How many lines of the material below contain the string "this"? Answer with the number and nothing else.

#### Data extract

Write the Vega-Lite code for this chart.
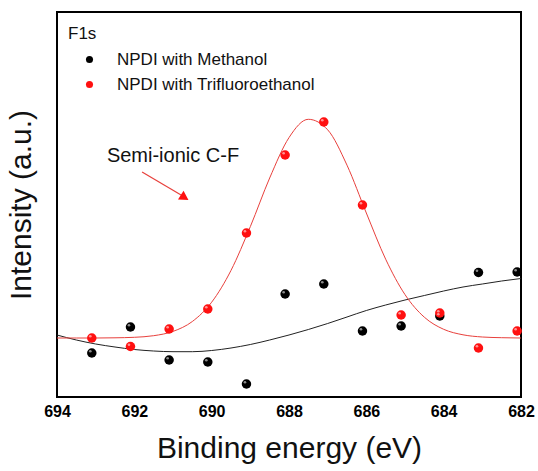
{
  "$schema": "https://vega.github.io/schema/vega-lite/v6.json",
  "width": 464,
  "height": 385,
  "autosize": "none",
  "padding": {"left": 57, "top": 12, "right": 17, "bottom": 74},
  "config": {
    "font": "Liberation Sans",
    "view": {"stroke": "black", "strokeWidth": 2},
    "background": "white"
  },
  "datasets": {
    "pts": [
      {"e": 693.1, "i": 44, "s": "NPDI with Methanol"},
      {"e": 692.1, "i": 70, "s": "NPDI with Methanol"},
      {"e": 691.1, "i": 37, "s": "NPDI with Methanol"},
      {"e": 690.1, "i": 35, "s": "NPDI with Methanol"},
      {"e": 689.1, "i": 13, "s": "NPDI with Methanol"},
      {"e": 688.1, "i": 103, "s": "NPDI with Methanol"},
      {"e": 687.1, "i": 113, "s": "NPDI with Methanol"},
      {"e": 686.1, "i": 66, "s": "NPDI with Methanol"},
      {"e": 685.1, "i": 71, "s": "NPDI with Methanol"},
      {"e": 684.1, "i": 81, "s": "NPDI with Methanol"},
      {"e": 683.1, "i": 124.5, "s": "NPDI with Methanol"},
      {"e": 682.1, "i": 125, "s": "NPDI with Methanol"},
      {"e": 693.1, "i": 59, "s": "NPDI with Trifluoroethanol"},
      {"e": 692.1, "i": 50.5, "s": "NPDI with Trifluoroethanol"},
      {"e": 691.1, "i": 68, "s": "NPDI with Trifluoroethanol"},
      {"e": 690.1, "i": 88, "s": "NPDI with Trifluoroethanol"},
      {"e": 689.1, "i": 164, "s": "NPDI with Trifluoroethanol"},
      {"e": 688.1, "i": 242, "s": "NPDI with Trifluoroethanol"},
      {"e": 687.1, "i": 275, "s": "NPDI with Trifluoroethanol"},
      {"e": 686.1, "i": 192, "s": "NPDI with Trifluoroethanol"},
      {"e": 685.1, "i": 82, "s": "NPDI with Trifluoroethanol"},
      {"e": 684.1, "i": 84, "s": "NPDI with Trifluoroethanol"},
      {"e": 683.1, "i": 49, "s": "NPDI with Trifluoroethanol"},
      {"e": 682.1, "i": 66, "s": "NPDI with Trifluoroethanol"}
    ],
    "fitBlack": [
      {"e": 694, "i": 62}, {"e": 693.5, "i": 57}, {"e": 693, "i": 53}, {"e": 692.5, "i": 50},
      {"e": 692, "i": 47.5}, {"e": 691.5, "i": 46}, {"e": 691, "i": 45.3}, {"e": 690.5, "i": 45.3},
      {"e": 690, "i": 46.5}, {"e": 689.5, "i": 49}, {"e": 689, "i": 52.5}, {"e": 688.5, "i": 57},
      {"e": 688, "i": 62}, {"e": 687.5, "i": 67.5}, {"e": 687, "i": 73.5}, {"e": 686.5, "i": 80},
      {"e": 686, "i": 86.5}, {"e": 685.5, "i": 92}, {"e": 685, "i": 97}, {"e": 684.5, "i": 101.5},
      {"e": 684, "i": 106}, {"e": 683.5, "i": 110}, {"e": 683, "i": 113}, {"e": 682.5, "i": 116},
      {"e": 682, "i": 118.5}
    ],
    "fitRed": [
      {"e": 694, "i": 59}, {"e": 693.5, "i": 59}, {"e": 693, "i": 59}, {"e": 692.5, "i": 59.2},
      {"e": 692, "i": 59.7}, {"e": 691.5, "i": 61.3}, {"e": 691, "i": 65.6}, {"e": 690.5, "i": 75.5},
      {"e": 690, "i": 94.8}, {"e": 689.5, "i": 126.6}, {"e": 689, "i": 170.4}, {"e": 688.5, "i": 219},
      {"e": 688, "i": 259.4}, {"e": 687.5, "i": 277.7}, {"e": 687, "i": 267.2}, {"e": 686.5, "i": 231.8},
      {"e": 686, "i": 184}, {"e": 685.5, "i": 137.8}, {"e": 685, "i": 102.4}, {"e": 684.5, "i": 79.8},
      {"e": 684, "i": 67.7}, {"e": 683.5, "i": 62.2}, {"e": 683, "i": 60}, {"e": 682.5, "i": 59.3},
      {"e": 682, "i": 59}
    ],
    "majorTicks": [{"e": 684}, {"e": 686}, {"e": 688}, {"e": 690}, {"e": 692}],
    "minorTicks": [{"e": 683}, {"e": 685}, {"e": 687}, {"e": 689}, {"e": 691}, {"e": 693}],
    "arrow": [{"e": 691.8, "i": 225, "e2": 690.66, "i2": 199}],
    "head": [{"e": 690.7, "i": 199.5}],
    "label": [{"e": 691.0, "i": 241, "t": "Semi-ionic C-F"}]
  },
  "encoding": {
    "x": {
      "field": "e", "type": "quantitative",
      "scale": {"domain": [682, 694], "reverse": true, "nice": false, "zero": false},
      "axis": {
        "values": [682, 684, 686, 688, 690, 692, 694],
        "format": "d", "grid": false, "domain": false, "ticks": false,
        "labelFlush": false, "labelLimit": 200,
        "labelFont": "Liberation Sans", "labelFontWeight": "bold", "labelFontSize": 16,
        "labelColor": "black", "labelPadding": 6,
        "title": "Binding energy (eV)",
        "titleFont": "Liberation Sans", "titleFontWeight": "normal", "titleFontSize": 30,
        "titleColor": "#111", "titlePadding": 14
      }
    },
    "y": {
      "field": "i", "type": "quantitative",
      "scale": {"domain": [0, 385], "nice": false, "zero": false},
      "axis": {
        "labels": false, "ticks": false, "domain": false, "grid": false,
        "title": "Intensity (a.u.)",
        "titleFont": "Liberation Sans", "titleFontWeight": "normal", "titleFontSize": 30,
        "titleColor": "#111", "titlePadding": 21
      }
    }
  },
  "layer": [
    {
      "data": {"name": "majorTicks"},
      "mark": {"type": "rule", "color": "#000000", "strokeWidth": 2},
      "encoding": {"y": {"datum": 0}, "y2": {"datum": 7}}
    },
    {
      "data": {"name": "minorTicks"},
      "mark": {"type": "rule", "color": "#000000", "strokeWidth": 2},
      "encoding": {"y": {"datum": 0}, "y2": {"datum": 4}}
    },
    {
      "data": {"name": "fitBlack"},
      "mark": {"type": "line", "color": "#222222", "strokeWidth": 1, "interpolate": "monotone", "clip": true}
    },
    {
      "data": {"name": "fitRed"},
      "mark": {"type": "line", "color": "#e8403c", "strokeWidth": 1, "interpolate": "monotone", "clip": true}
    },
    {
      "data": {"name": "pts"},
      "mark": {"type": "point", "filled": true, "size": 90, "opacity": 1},
      "encoding": {
        "color": {
          "field": "s", "type": "nominal",
          "scale": {"domain": ["NPDI with Methanol", "NPDI with Trifluoroethanol"], "range": ["#000000", "#ff1010"]},
          "legend": {
            "orient": "none", "legendX": 11, "legendY": 14, "padding": 0,
            "title": "F1s", "titleFont": "Liberation Sans", "titleFontWeight": "normal", "titleFontSize": 17,
            "titleColor": "#111", "titlePadding": 8, "labelLimit": 400,
            "labelFont": "Liberation Sans", "labelFontSize": 17, "labelColor": "#111",
            "symbolSize": 50, "symbolType": "circle", "symbolOffset": 13, "labelOffset": 19,
            "rowPadding": 7, "symbolStrokeWidth": 0
          }
        }
      }
    },
    {
      "data": {"name": "pts"},
      "mark": {"type": "point", "filled": true, "size": 7, "color": "#ffffff", "opacity": 0.55, "xOffset": -1.5, "yOffset": -1.8}
    },
    {
      "data": {"name": "arrow"},
      "mark": {"type": "rule", "color": "#e8403c", "strokeWidth": 1.2},
      "encoding": {"x2": {"field": "e2"}, "y2": {"field": "i2"}}
    },
    {
      "data": {"name": "head"},
      "mark": {"type": "point", "shape": "triangle-up", "filled": true, "color": "#ff1010", "size": 110, "angle": 122, "opacity": 1}
    },
    {
      "data": {"name": "label"},
      "mark": {"type": "text", "font": "Liberation Sans", "fontSize": 20, "color": "#111", "align": "center", "baseline": "middle"},
      "encoding": {"text": {"field": "t"}}
    }
  ]
}
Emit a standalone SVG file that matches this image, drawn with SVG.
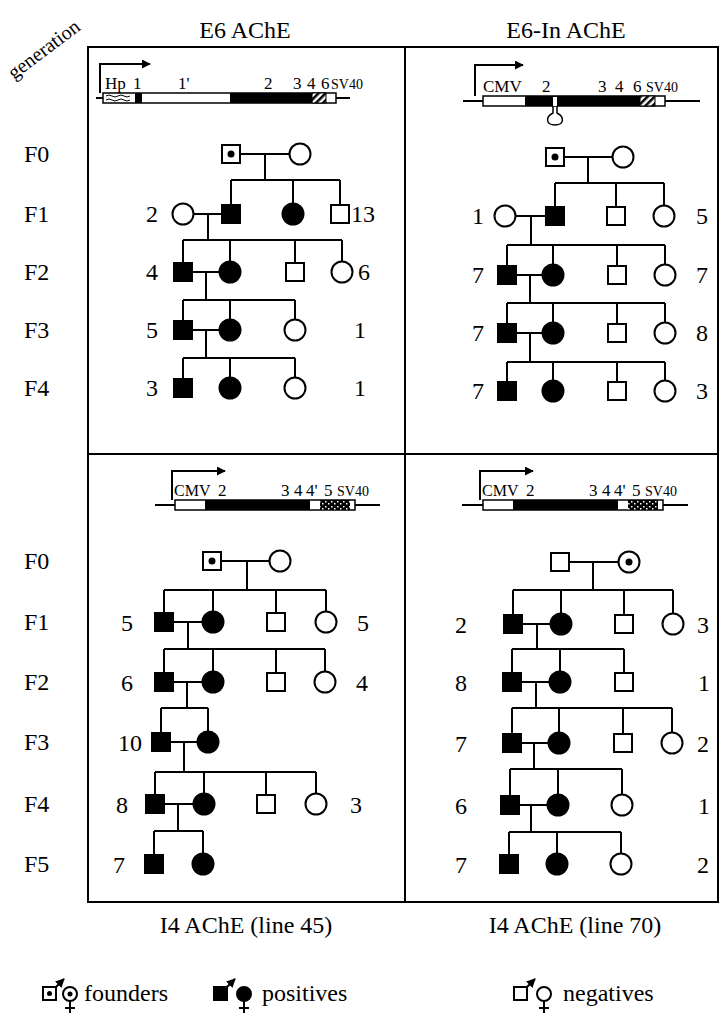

########

-- Final answer --
2